11 Nov 2010

Barack Obama had a "transvestite gay nanny" in his childhood in Indonesia

The New York Times article that mentioned Obama's gay nanny who joined a "transvestite" dance troupe, and which has spawned numerous reposts with headlines like "Obama's nanny was a gay transvestite" could have more accurately used "transgender" or "waria" – an indigenous Indonesian "transgender" person.

US President Barack Obama’s visit to Jakarta, Indonesia, where he had lived for four years between 1967 and 1971, inspired the New York Times to run a story about his life in Indonesia, where his family lived, what school he attended and that he had a gay nanny who later joined a transvestite group.

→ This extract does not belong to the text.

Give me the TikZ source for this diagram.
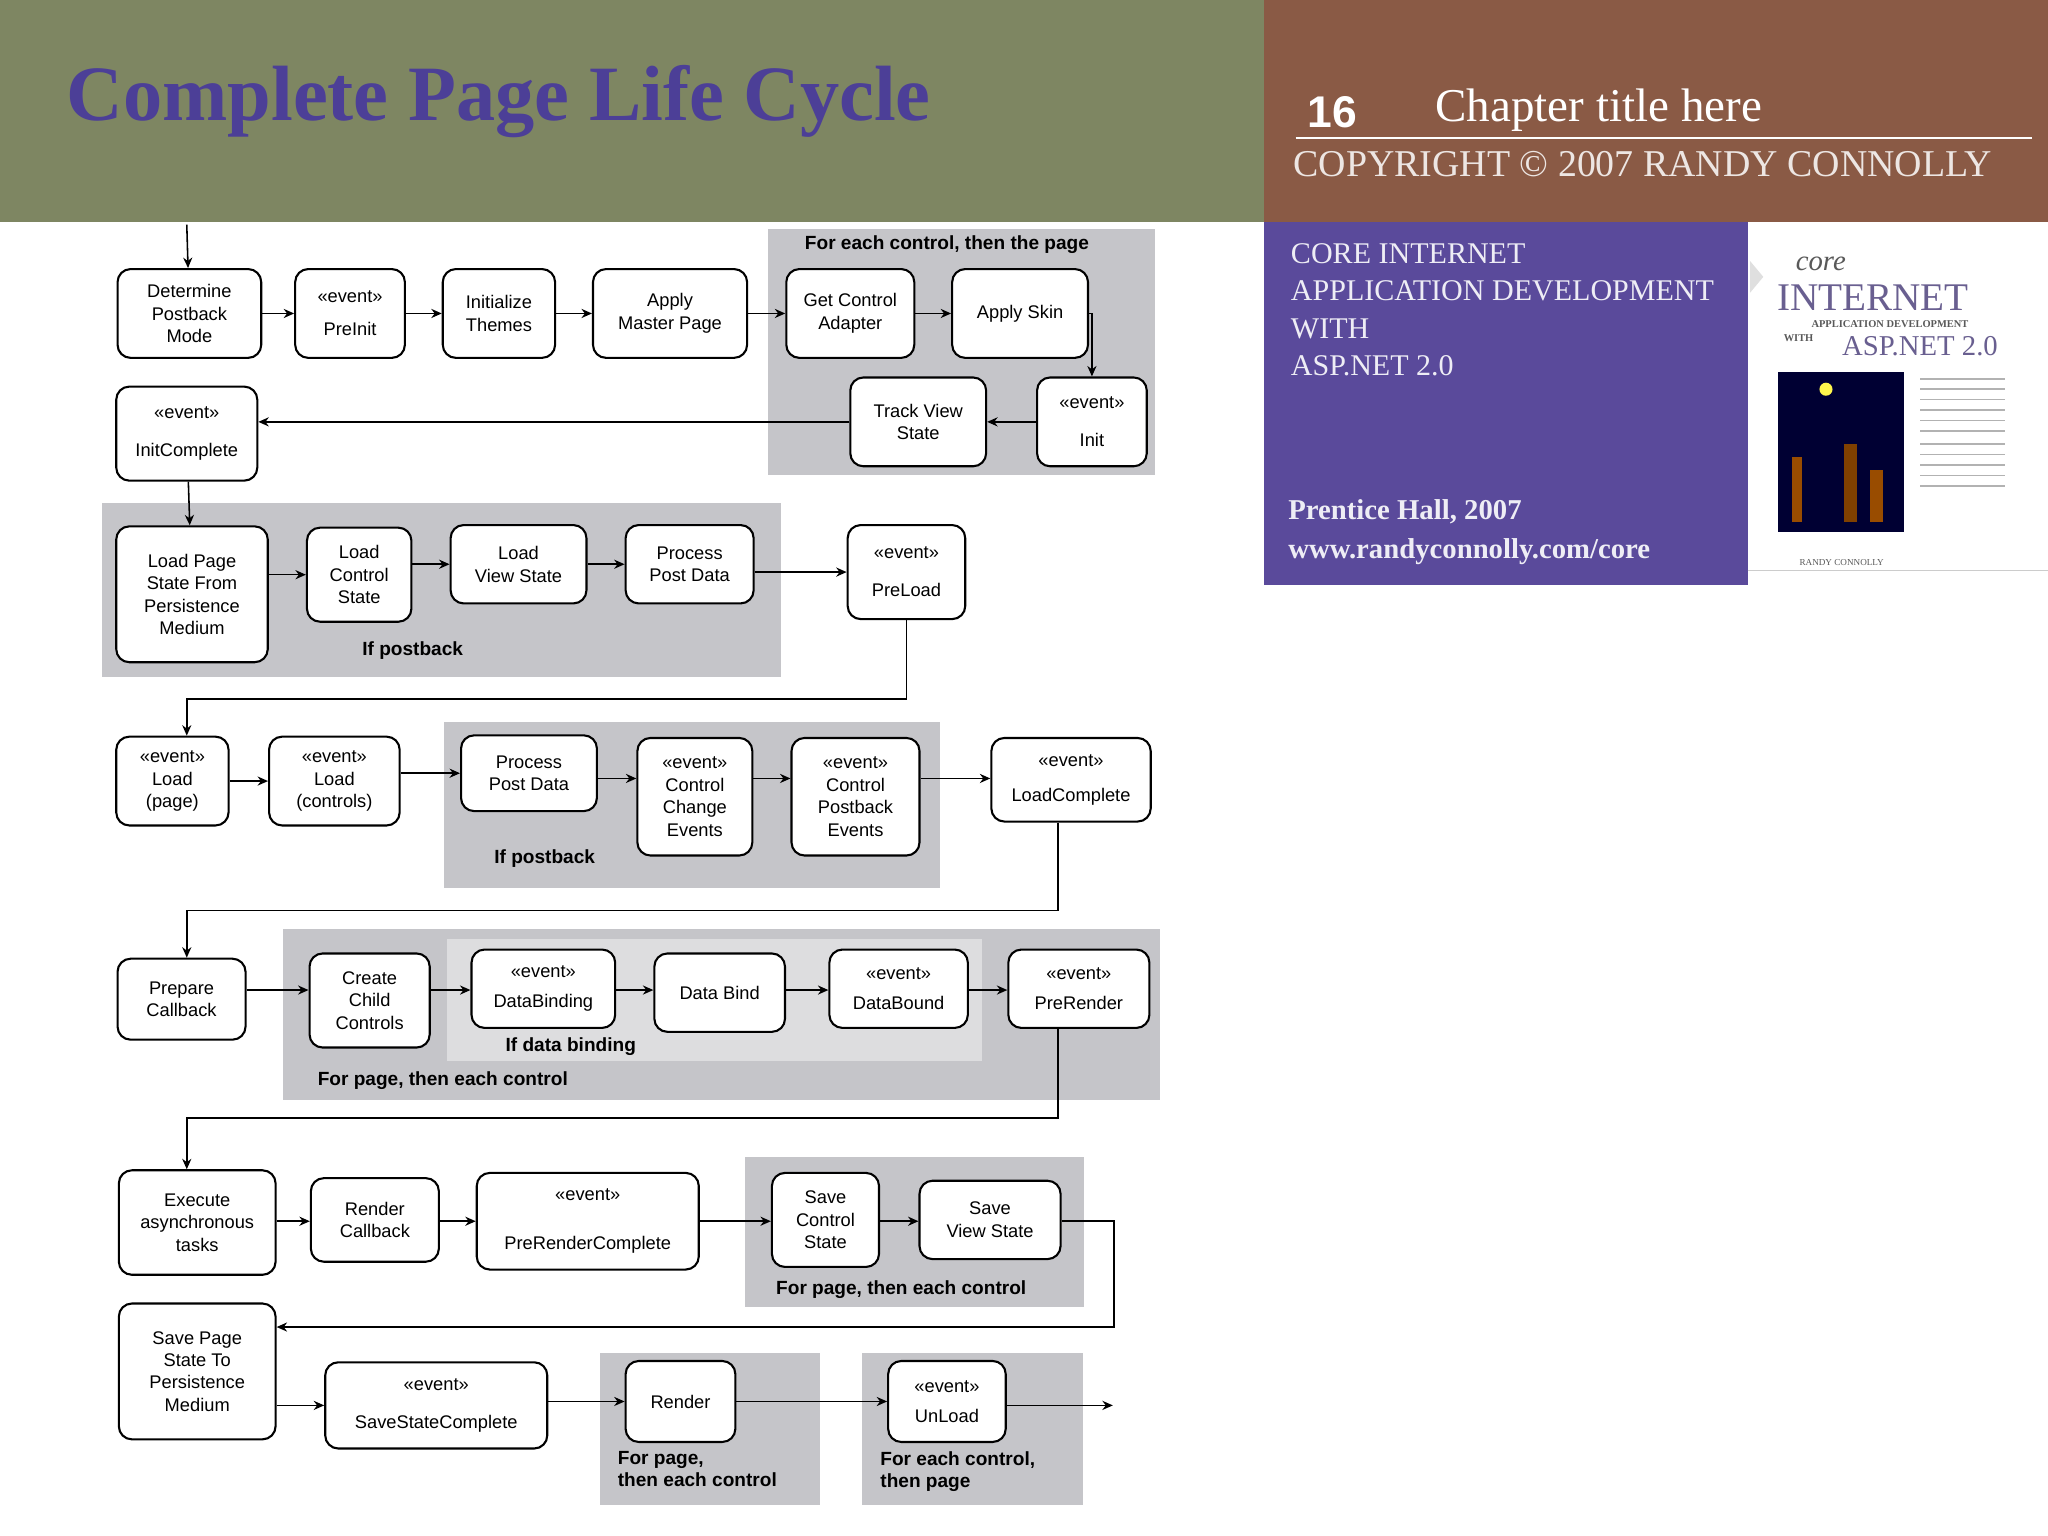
\documentclass[tikz,border=0pt]{standalone}
\usepackage{fontspec}
\setmainfont{Liberation Sans}
\newfontfamily\serifx{Liberation Serif}
\usetikzlibrary{arrows.meta}
\definecolor{olive}{HTML}{7E8662}
\definecolor{brownh}{HTML}{8A5A45}
\definecolor{purp}{HTML}{5A4A9B}
\definecolor{titlec}{HTML}{4C3F97}
\definecolor{grayb}{HTML}{C5C5C9}
\definecolor{grayl}{HTML}{DDDDDF}
\tikzset{
 box/.style={draw, line width=0.8pt, rounded corners=5pt, fill=white, align=center, inner sep=1pt,
   font=\fontsize{7}{8.6}\selectfont},
 arr/.style={-{Stealth[length=4pt,width=3.5pt]}, line width=0.6pt},
 glab/.style={font=\bfseries\fontsize{7.3}{8.6}\selectfont, align=left},
}
\begin{document}
\begin{tikzpicture}[x=0.5pt,y=-0.5pt]
\useasboundingbox (0,0) rectangle (1568,1176);
\fill[white] (0,0) rectangle (1568,1176);
% headers
\fill[olive] (0,0) rectangle (968,170);
\fill[brownh] (968,0) rectangle (1568,170);
\node[anchor=west, text=titlec, font=\serifx\bfseries\fontsize{30}{34}\selectfont] (title) at (44,78) {Complete Page Life Cycle};
\node[anchor=west, text=white, font=\bfseries\fontsize{17}{20}\selectfont] (num) at (994,86) {16};
\node[anchor=west, text=white, font=\serifx\fontsize{18}{20}\selectfont] (chap) at (1092,84) {Chapter title here};
\draw[white, line width=0.8pt] (992,106) -- (1556,106);
\node[anchor=west, text=white!85!brownh, font=\serifx\fontsize{14.5}{16}\selectfont, inner sep=0pt] (copy) at (990,126) {COPYRIGHT © 2007 RANDY CONNOLLY};
% purple box
\fill[purp] (968,170) rectangle (1338,448);
\node[anchor=north west, text=white!90!purp, font=\serifx\fontsize{11.5}{14.3}\selectfont, align=left, inner sep=0pt] (core) at (988,186)
 {CORE INTERNET\\APPLICATION DEVELOPMENT\\WITH\\ASP.NET 2.0};
\node[anchor=west, text=white!90!purp, font=\serifx\bfseries\fontsize{11}{13}\selectfont, inner sep=0pt] (ph) at (986,392) {Prentice Hall, 2007};
\node[anchor=west, text=white!90!purp, font=\serifx\bfseries\fontsize{11}{13}\selectfont, inner sep=0pt] (www) at (986,422) {www.randyconnolly.com/core};
% book cover
\fill[gray!25] (1340,200) -- (1350,212) -- (1340,224) -- cycle;
\node[text=gray!70!black, font=\serifx\itshape\fontsize{11}{12}\selectfont] (bcore) at (1394,202) {core};
\node[text=purp!60!gray, font=\serifx\fontsize{15}{16}\selectfont] (bint) at (1434,228) {INTERNET};
\node[text=gray!70!black, font=\serifx\bfseries\fontsize{4}{5}\selectfont] (bapp) at (1447,248) {APPLICATION DEVELOPMENT};
\node[text=gray!70!black, font=\serifx\bfseries\fontsize{4}{5}\selectfont] (bwith) at (1377,259) {WITH};
\node[text=purp!60!gray, font=\serifx\fontsize{11}{12}\selectfont] (basp) at (1470,265) {ASP.NET 2.0};
\fill[black!80!blue] (1361,285) rectangle (1458,407);
\fill[yellow!70!white] (1398,298) circle (5);
\fill[orange!60!black] (1372,350) rectangle (1380,400);
\fill[orange!50!black] (1412,340) rectangle (1422,400);
\fill[orange!60!black] (1432,360) rectangle (1442,400);
\foreach \yy in {290,298,306,314,322,330,340,348,356,364,372}{\draw[gray!60, line width=0.6pt] (1470,\yy) -- (1535,\yy);}
\node[text=gray!70!black, font=\serifx\fontsize{3.5}{4}\selectfont] (brc) at (1410,431) {RANDY CONNOLLY};
\draw[gray!40] (1338,437) -- (1568,437);
% gray regions
\fill[grayb] (588,175) rectangle (884,364);
\fill[grayb] (78,385) rectangle (598,518);
\fill[grayb] (340,553) rectangle (720,680);
\fill[grayb] (217,711) rectangle (888,842);
\fill[grayl] (342,719) rectangle (752,812);
\fill[grayb] (570,886) rectangle (830,1001);
\fill[grayb] (459,1036) rectangle (628,1152);
\fill[grayb] (660,1036) rectangle (829,1152);
\node[glab] (l1) at (725,187) {For each control, then the page};
\node[glab] (l2) at (316,498) {If postback};
\node[glab] (l3) at (417,657) {If postback};
\node[glab] (l4) at (437,801) {If data binding};
\node[glab] (l5) at (339,827) {For page, then each control};
\node[glab] (l6) at (690,987) {For page, then each control};
\node[glab, anchor=north west] (l7) at (466,1104) {For page,\\then each control};
\node[glab, anchor=north west] (l8) at (667,1104) {For each control,\\then page};
% row 1
\coordinate (start) at (143,172);
\node[box, minimum width=55pt, minimum height=34pt] (det) at (145,240) {Determine\\Postback\\Mode};
\node[box, minimum width=42pt, minimum height=34pt] (preinit) at (268,240) {«event»\\[4pt]PreInit};
\node[box, minimum width=43pt, minimum height=34pt] (themes) at (382,240) {Initialize\\Themes};
\node[box, minimum width=59pt, minimum height=34pt] (master) at (513,240) {Apply\\Master Page};
\node[box, minimum width=49pt, minimum height=34pt] (getctrl) at (651,240) {Get Control\\Adapter};
\node[box, minimum width=52pt, minimum height=34pt] (skin) at (781,240) {Apply Skin};
\node[box, minimum width=42pt, minimum height=34pt] (init) at (836,323) {«event»\\[6pt]Init};
\node[box, minimum width=52pt, minimum height=34pt] (track) at (703,323) {Track View\\State};
\node[box, minimum width=54pt, minimum height=36pt] (initc) at (143,332) {«event»\\[6pt]InitComplete};
% row 2
\node[box, minimum width=58pt, minimum height=52pt] (lpage) at (147,455) {Load Page\\State From\\Persistence\\Medium};
\node[box, minimum width=40pt, minimum height=36pt] (lctrl) at (275,440) {Load\\Control\\State};
\node[box, minimum width=52pt, minimum height=30pt] (lview) at (397,432) {Load\\View State};
\node[box, minimum width=49pt, minimum height=30pt] (ppd) at (528,432) {Process\\Post Data};
\node[box, minimum width=45pt, minimum height=36pt] (preload) at (694,438) {«event»\\[6pt]PreLoad};
% row 3
\node[box, minimum width=43pt, minimum height=34pt] (load) at (132,598) {«event»\\Load\\(page)};
\node[box, minimum width=50pt, minimum height=34pt] (loadc) at (256,598) {«event»\\Load\\(controls)};
\node[box, minimum width=52pt, minimum height=29pt] (ppd2) at (405,592) {Process\\Post Data};
\node[box, minimum width=44pt, minimum height=45pt] (chg) at (532,610) {«event»\\Control\\Change\\Events};
\node[box, minimum width=49pt, minimum height=45pt] (pb) at (655,610) {«event»\\Control\\Postback\\Events};
\node[box, minimum width=61pt, minimum height=32pt] (lcomp) at (820,597) {«event»\\[5pt]LoadComplete};
% row 4
\node[box, minimum width=49pt, minimum height=31pt] (prep) at (139,765) {Prepare\\Callback};
\node[box, minimum width=46pt, minimum height=36pt] (child) at (283,766) {Create\\Child\\Controls};
\node[box, minimum width=55pt, minimum height=30pt] (dbing) at (416,757) {«event»\\[3pt]DataBinding};
\node[box, minimum width=50pt, minimum height=30pt] (dbind) at (551,760) {Data Bind};
\node[box, minimum width=53pt, minimum height=30pt] (dbound) at (688,757) {«event»\\[3pt]DataBound};
\node[box, minimum width=54pt, minimum height=30pt] (prer) at (826,757) {«event»\\[3pt]PreRender};
% row 5
\node[box, minimum width=60pt, minimum height=40pt] (exec) at (151,936) {Execute\\asynchronous\\tasks};
\node[box, minimum width=49pt, minimum height=32pt] (rcb) at (287,934) {Render\\Callback};
\node[box, minimum width=85pt, minimum height=37pt] (prc) at (450,935) {«event»\\[10pt]PreRenderComplete};
\node[box, minimum width=41pt, minimum height=36pt] (sctrl) at (632,934) {Save\\Control\\State};
\node[box, minimum width=54pt, minimum height=30pt] (sview) at (758,934) {Save\\View State};
% row 6
\node[box, minimum width=60pt, minimum height=52pt] (spage) at (151,1050) {Save Page\\State To\\Persistence\\Medium};
\node[box, minimum width=85pt, minimum height=33pt] (ssc) at (334,1076) {«event»\\[6pt]SaveStateComplete};
\node[box, minimum width=42pt, minimum height=31pt] (render) at (521,1073) {Render};
\node[box, minimum width=45pt, minimum height=31pt] (unload) at (725,1073) {«event»\\[3pt]UnLoad};
\coordinate (endp) at (852,1076);
% connectors
\draw[arr] (start) -- (det);
\draw[arr] (det) -- (preinit);
\draw[arr] (preinit) -- (themes);
\draw[arr] (themes) -- (master);
\draw[arr] (master) -- (getctrl);
\draw[arr] (getctrl) -- (skin);
\draw[arr] (skin.east) -| (init.north);
\draw[arr] (init) -- (track);
\draw[arr] (track.west) -- (track.west -| initc.east);
\draw[arr] (initc) -- (lpage);
\draw[arr] (lpage.east |- lctrl) -- (lctrl);
\draw[arr] (lctrl.east |- lview) -- (lview);
\draw[arr] (lview) -- (ppd);
\draw[arr] (ppd.east |- preload) -- (preload);
\draw[arr] (preload.south) |- (143,535) -- (load.north -| 143,0);
\draw[arr] (load) -- (loadc);
\draw[arr] (loadc.east |- ppd2) -- (ppd2);
\draw[arr] (ppd2.east |- 0,596) -- (chg.west |- 0,596);
\draw[arr] (chg.east |- 0,596) -- (pb.west |- 0,596);
\draw[arr] (pb.east |- 0,596) -- (lcomp.west |- 0,596);
\draw[arr] (lcomp.south -| 810,0) |- (143,697) -- (prep.north -| 143,0);
\draw[arr] (prep.east |- 0,758) -- (child.west |- 0,758);
\draw[arr] (child.east |- 0,758) -- (dbing.west |- 0,758);
\draw[arr] (dbing.east |- 0,758) -- (dbind.west |- 0,758);
\draw[arr] (dbind.east |- 0,758) -- (dbound.west |- 0,758);
\draw[arr] (dbound.east |- 0,758) -- (prer.west |- 0,758);
\draw[arr] (prer.south -| 810,0) |- (143,856) -- (exec.north -| 143,0);
\draw[arr] (exec.east |- 0,935) -- (rcb.west |- 0,935);
\draw[arr] (rcb.east |- 0,935) -- (prc.west |- 0,935);
\draw[arr] (prc.east |- 0,935) -- (sctrl.west |- 0,935);
\draw[arr] (sctrl.east |- 0,935) -- (sview.west |- 0,935);
\draw[arr] (sview.east |- 0,935) -- (853,935) |- (spage.east |- 0,1016);
\draw[arr] (spage.east |- ssc) -- (ssc);
\draw[arr] (ssc.east |- render) -- (render);
\draw[arr] (render) -- (unload);
\draw[arr] (unload.east |- endp) -- (endp);
\end{tikzpicture}
\end{document}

Over the last few days, many websites from the gay media to anti-Obama blogs have quoted the Times article that ran on Monday in advance of Obama’s visit to the most populous Southeast Asian country on Tuesday and Wednesday:

“Mr. Obama’s family rented the guest house inside a compound belonging to a prominent physician. There, according to the neighborhood’s longtime residents, the young Obama, who had already experienced differences in class and religion in his short stay in Indonesia, was exposed to another aspect of Jakarta’s diversity.

“His nanny was an openly gay man who, in keeping with Indonesia’s relaxed attitudes toward homosexuality, carried on an affair with a local butcher, longtime residents said. The nanny later joined a group of transvestites called Fantastic Dolls, who, like the many transvestites who remain fixtures of Jakarta’s streetscape, entertained people by dancing and playing volleyball.”

The word “transvestites” however is not the most accurate word to describe members of Indonesia’s indigenous waria culture. Waria – a contraction of Indonesian words 'wanita' meaning woman and 'pria' meaning man – is one of Asia’s many indigenous “transgender” identities alongside mak nyahs (Malaysia), baklas (Philippines), kathoeys (Thailand), kothis and hijras (India) and metis (Nepal). Also known as the “third gender”, warias are often male persons who have feminine mannerisms and dress in female clothing but may or may not solely identify as male or female, or neither.

According to Dédé Oetomo, founder of GAYa NUSANTARA, the longest-running Indonesian gay organisation, Fantastic Dolls was a famous waria dance group in the late 1960s and 1970s. The group’s leader, Myrna (a.k.a. Bambang) also founded Himpunan Wadam Djakarta in the late 1960s and is said to be Indonesia's first waria organisation that worked on social issues and usually with the help of municipal governments.

Inside Indonesia, a non-profit publication, said in a 2007 article: "Every few years the Malang city government has offered employment training programs in which waria participants are trained and financially assisted to establish beauty salons (part of an effort to dissuade them from engaging in prostitution). When I enquired in 2006, the Malang city government’s Social Affairs Division told me the last program was held in 2005 and had enrolled 25 participants."